A lot of women are turned on by men in uniforms - by men they would give 2 shite to if in jeans. A lot of women apparently have confessed to eagerly waiting for the DHL or the UPS guy to show up, making his daily deliveries.

Who knew that a slight change in design in the Navy uniform would cause such a big fluctuation in enrollment? That the airplane-using industries had to borrow 'nautical' terms for their purposes makes a fascinating story about how the airlines and the Air Force had to design their uniforms.

General Patton was a real fop, and used to change - when time allowed - his uniform 3 times a day. You can be sure HE had a lot to say about, and DID say, how soldiers should look on the battlefield as well!
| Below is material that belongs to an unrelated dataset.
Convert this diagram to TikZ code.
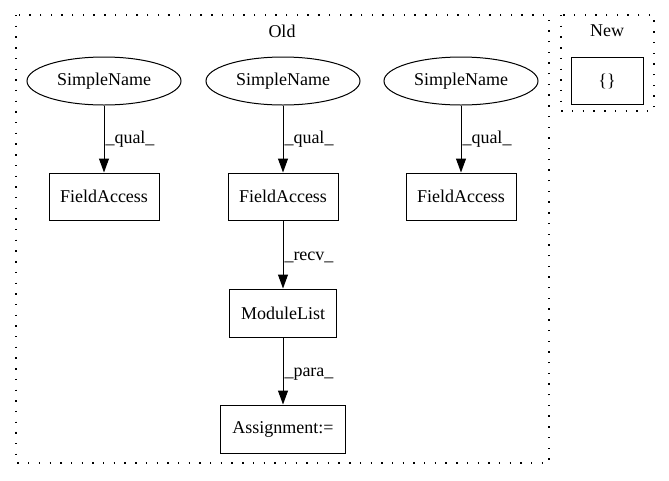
\documentclass[tikz,border=0pt]{standalone}
\usepackage{fontspec}
\setmainfont{Liberation Serif}
\usetikzlibrary{arrows.meta,shapes.geometric}
\usetikzlibrary{positioning}
\tikzset{
    leaf/.style={
           ellipse,
           draw=black,
           minimum width=154pt,
           minimum height=48pt,
           inner sep=0pt,
           text centered,
           },
    box/.style={
           rectangle,
           draw=black,
           minimum height=47pt,
           inner sep=0pt,
           text centered,
           },
    cluster/.style={
           draw=black,
           line width=1.2pt,
           dash pattern=on 1.4pt off 9.3pt,
           },
}

\begin{document}
\begin{tikzpicture}[x=1pt,y=-1pt,line width=1pt,
 -{Triangle[length=14pt,width=10pt]},
 font=\fontsize{18}{21}\selectfont]
 \useasboundingbox (0,0) rectangle (669,480);

 % clusters
 \draw[cluster,-] (16,15) rectangle (549,463);
 \node (OLD) at (282,31) {Old};
 \draw[cluster,-] (561,15) rectangle (654,111);
 \node (NEW) at (607,31) {New};

 \node[leaf] (SN2) at (283,81) {SimpleName};
 \node[leaf, left of=SN2, node distance=179pt] (SN1) {SimpleName};
 \node[leaf, right of=SN2, node distance=178pt] (SN3) {SimpleName};

 \node[box, minimum width=110pt, below of=SN1, node distance=115.5pt] (FA1) {FieldAccess};
 \node[box, minimum width=110pt, below of=SN2, node distance=115.5pt] (FA2) {FieldAccess};
 \node[box, minimum width=110pt, below of=SN3, node distance=115.5pt] (FA3) {FieldAccess};

 \node[box, minimum width=107pt, minimum height=48pt,
 below of=FA2, node distance=116.5pt] (ML) {ModuleList};
 \node[box, minimum width=125pt, minimum height=48pt,
 below of=ML, node distance=116pt] (ASG) {Assignment:=};

 \node[box, minimum width=72pt] (EMPTY) at (607,81) {\{\}};

 \path (SN1) edge node[anchor=west,inner sep=1pt] {\_qual\_} (FA1);
 \path (SN2) edge node[anchor=west,inner sep=1pt] {\_qual\_} (FA2);
 \path (SN3) edge node[anchor=west,inner sep=1pt] {\_qual\_} (FA3);
 \path (FA2) edge node[anchor=west,inner sep=1pt,yshift=-3pt] {\_recv\_} (ML);
 \path (ML) edge node[anchor=west,inner sep=1pt,yshift=-3pt] {\_para\_} (ASG);
\end{tikzpicture}
\end{document}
All in all, a very delightful, funny, thought-provoking introduction to a topic that COULD BE otherwise tedious and too serious, and even "politically-correctional."
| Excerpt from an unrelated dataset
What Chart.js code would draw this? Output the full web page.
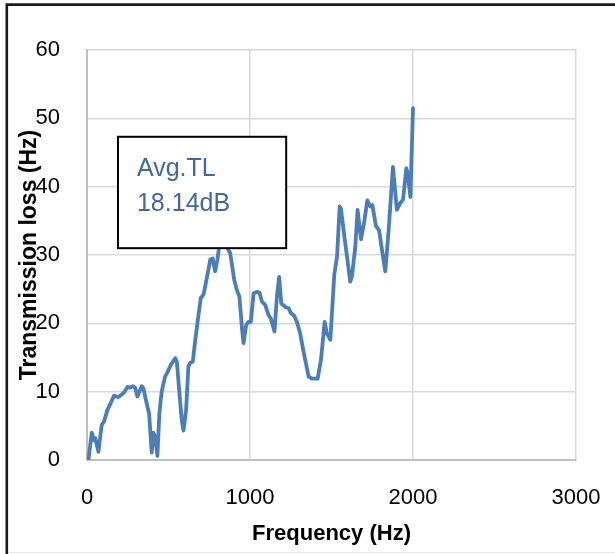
<!DOCTYPE html>
<html>
<head>
<meta charset="utf-8">
<script src="https://cdn.jsdelivr.net/npm/chart.js@4.4.1/dist/chart.umd.min.js"></script>
<style>
  html, body { margin: 0; padding: 0; background: #fff; }
  #wrap { position: relative; width: 615px; height: 554px; }
</style>
</head>
<body>
<div id="wrap"><canvas id="c" width="615" height="554"></canvas></div>
<script>
// Frequency (Hz)
const freqs = [10, 29, 43, 51, 70, 90, 104, 125, 141, 166, 192, 213, 229, 248, 264, 281, 295, 309, 321, 336, 346, 366, 381, 397, 407, 418, 432, 444, 458, 479, 493, 514, 541, 551, 567, 581, 592, 608, 622, 633, 649, 663, 680, 698, 715, 735, 756, 771, 786, 800, 815, 832, 850, 862, 878, 888, 903, 919, 935, 950, 960, 977, 991, 1005, 1022, 1042, 1058, 1073, 1093, 1114, 1128, 1150, 1165, 1179, 1192, 1216, 1237, 1251, 1271, 1288, 1308, 1329, 1360, 1380, 1415, 1435, 1458, 1472, 1493, 1517, 1534, 1550, 1558, 1579, 1595, 1615, 1625, 1646, 1660, 1681, 1701, 1720, 1738, 1751, 1772, 1792, 1810, 1830, 1851, 1877, 1901, 1922, 1939, 1959, 1967, 1984, 2000];
// Transmission loss
const tl = [0.2, 4.0, 2.9, 3.2, 1.2, 5.1, 5.6, 7.3, 8.1, 9.4, 9.2, 9.6, 9.9, 10.7, 10.6, 10.8, 10.6, 9.3, 10.0, 10.8, 10.5, 8.3, 6.8, 1.1, 4.0, 3.4, 0.6, 6.8, 10.0, 12.2, 12.8, 13.9, 14.9, 14.4, 9.8, 5.9, 4.3, 7.3, 13.7, 14.2, 14.4, 17.3, 20.5, 23.7, 24.2, 26.6, 29.3, 29.5, 27.6, 29.3, 32.0, 33.0, 31.8, 31.0, 30.3, 28.8, 26.4, 24.9, 23.9, 19.5, 17.1, 19.8, 20.2, 20.2, 24.4, 24.6, 24.5, 23.2, 22.7, 21.2, 20.7, 18.8, 23.9, 26.8, 22.9, 22.4, 22.2, 21.5, 21.1, 20.2, 18.5, 15.8, 12.2, 11.9, 11.9, 14.6, 20.2, 18.5, 17.6, 27.1, 29.8, 37.1, 36.8, 32.7, 29.8, 26.1, 26.8, 31.2, 36.6, 32.3, 34.9, 38.0, 37.1, 37.3, 34.3, 33.6, 30.7, 27.6, 33.8, 42.9, 36.6, 37.6, 38.1, 42.7, 42.0, 38.5, 51.5];

const xTicks = [0, 1000, 2000, 3000];
const yTicks = [0, 10, 20, 30, 40, 50, 60];
const noteLines = ['Avg.TL', '18.14dB'];
// note box bounds in data units: [xLeft, xRight, yTop, yBottom]
const noteBox = [190, 1222, 47.3, 31.0];

const points = freqs.map((f, i) => ({ x: f, y: tl[i] }));

const notePlugin = {
  id: 'note',
  afterDatasetsDraw(chart) {
    const ctx = chart.ctx;
    const xs = chart.scales.x, ys = chart.scales.y;
    const l = xs.getPixelForValue(noteBox[0]);
    const r = xs.getPixelForValue(noteBox[1]);
    const t = ys.getPixelForValue(noteBox[2]);
    const b = ys.getPixelForValue(noteBox[3]);
    ctx.save();
    ctx.fillStyle = '#ffffff';
    ctx.fillRect(l, t, r - l, b - t);
    ctx.lineWidth = 2;
    ctx.strokeStyle = '#000000';
    ctx.strokeRect(l, t, r - l, b - t);
    ctx.fillStyle = '#41689F';
    ctx.font = '25px "Liberation Sans", Arial, sans-serif';
    ctx.textBaseline = 'alphabetic';
    ctx.textAlign = 'left';
    noteLines.forEach((s, i) => ctx.fillText(s, l + 19, t + 39 + i * 35));
    ctx.restore();
  }
};

const framePlugin = {
  id: 'frame',
  afterDraw(chart) {
    const ctx = chart.ctx;
    ctx.save();
    ctx.strokeStyle = '#1a1a1a';
    ctx.lineWidth = 2.6;
    ctx.beginPath();
    ctx.moveTo(6.8, 554);
    ctx.lineTo(6.8, 4.6);
    ctx.lineTo(615, 4.6);
    ctx.stroke();
    ctx.strokeStyle = '#e6e6e6';
    ctx.lineWidth = 1;
    ctx.beginPath();
    ctx.moveTo(8, 552.5);
    ctx.lineTo(615, 552.5);
    ctx.stroke();
    ctx.restore();
  }
};

const bgPlugin = {
  id: 'bg',
  beforeDraw(chart) {
    const ctx = chart.ctx;
    ctx.save();
    ctx.fillStyle = '#fff';
    ctx.fillRect(0, 0, chart.width, chart.height);
    ctx.restore();
  }
};

const FONT = '"Liberation Sans", Arial, sans-serif';

new Chart(document.getElementById('c'), {
  type: 'scatter',
  data: {
    datasets: [{
      data: points,
      showLine: true,
      borderColor: '#4A7EBB',
      backgroundColor: '#4A7EBB',
      borderWidth: 3.8,
      pointRadius: 0,
      tension: 0,
      borderJoinStyle: 'round',
      borderCapStyle: 'round'
    }]
  },
  options: {
    responsive: false,
    animation: false,
    devicePixelRatio: 1,
    layout: { padding: { left: 0, right: 39, top: 50, bottom: 0 } },
    plugins: { legend: { display: false }, tooltip: { enabled: false } },
    scales: {
      x: {
        type: 'linear',
        min: 0, max: 3000,
        afterFit(s) { s.height = 94; s.paddingLeft = 0; s.paddingRight = 0; },
        afterBuildTicks(s) { s.ticks = xTicks.map(v => ({ value: v })); },
        grid: { color: '#d9d9d9', lineWidth: 1.5, drawTicks: false },
        border: { color: '#bfbfbf', width: 2 },
        ticks: { color: '#000', font: { family: FONT, size: 22 }, padding: 25, maxRotation: 0, callback: v => String(v) },
        title: { display: true, text: 'Frequency (Hz)', color: '#000', font: { family: FONT, size: 22, weight: 'bold' }, padding: { top: 0, bottom: 7 } }
      },
      y: {
        type: 'linear',
        min: 0, max: 60,
        afterFit(s) { s.width = 87; s.paddingTop = 0; s.paddingBottom = 0; },
        afterBuildTicks(s) { s.ticks = yTicks.map(v => ({ value: v })); },
        grid: { color: '#d9d9d9', lineWidth: 1.5, drawTicks: false },
        border: { color: '#bfbfbf', width: 2 },
        ticks: { color: '#000', font: { family: FONT, size: 22 }, padding: 27, callback: v => String(v) },
        title: { display: true, text: 'Transmission loss (Hz)', color: '#000', font: { family: FONT, size: 23, weight: 'bold' }, padding: { top: 16, bottom: 0 } }
      }
    }
  },
  plugins: [bgPlugin, notePlugin, framePlugin]
});
</script>
</body>
</html>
Don't be so serious: read this and enjoy your flight. You will look at those flight attendants in a wholly new way, and be surprised by what the flight crew call the male stewards.
Winotterin
Uniforms: Why We Are What We Wear is a fun little compendium of facts on an interesting subject. This work, however, lacks the heft of Fussell's earlier works, including The Great War and Modern Memory and Class. Uniforms reads more like a haphazard collection of "scrap material" rather than a detailed analysis of its subject. Fussell also does little to answer the titular question: "why we are what we wear."
One of the advantages that a uniform affords its wearer is the ability to skimp on "the work of remaking one's external character all the time." That, of course, is one of a uniform's many advantages, but the flip side is a concurrent loss of individuality. Sometimes, as in the case of Levi's blue jeans, an effort to rebel and stand out gets adopted by so many, that it becomes the new uniform.
As would be expected, Uniforms talks about all manner of military attire and even the general military attitude (many a generalization here!) of a nation's people.
Besides military uniforms, Fussell also briefly points out uniforms in many other codes of dress. A nuptial dress, which is usually white, religious uniforms, and Boy Scout uniforms are but some of the examples outlined in the book. Long baggy boys' shorts and pants, we learn, are derived from prison wear as an act of rebellion against parents. Then of course there is the cute UPS truck driver in his cool brown uniform classified as "delivery chic."
In his book, Fussell points out the overwhelming masculinity of the subject (women came to uniforms pretty late). He also says that: "Dressing approximately like others is to don armor against contempt." Any woman who has tried buying her guy a purple shirt can attest to the verity of both of those statements....
Zololmaran
Having grown up in an army family, I've always been aware of the subtle distinctions among military uniforms, while at the same time being semi-unaware of them because they were so fundamental to my world. In his urbanely witty but sharply observant way, Fussell identifies much deeper distinctions: The Russian love of large shoulderboards, the 20th century German fascination with black, the Italian thing for plumes, and the different perception and philosophy between British class-conscious khaki and American egalitarian olive drab. And the essential reason army and navy uniforms are so very different: until the Cold War, the army and its uniforms were made up anew for each new major conflict, while the navy continued to exist much the same in peacetime as in wartime. But "uniform" means more than the military -- witness the ubiquity of blue jeans in the United States and, eventually, all over the world. Fussell also asks the questions most of us wouldn't have thought of, like why do British and American cops tend to dark blue uniforms, quite unlike the tradition in Continental countries? Why do commercial airline pilots wear uniforms at all? (The early ones didn't.) Why are UPS men considered sexy while FedEx guys aren't? And what was it with Elmo Zumwalt and Richard Nixon when it came to bizarre uniforms? This isn't a very long book, nor is it scholarly in style, but it's a lot of fun. And you'll find yourself looking at all the uniformed people around you with a new eye.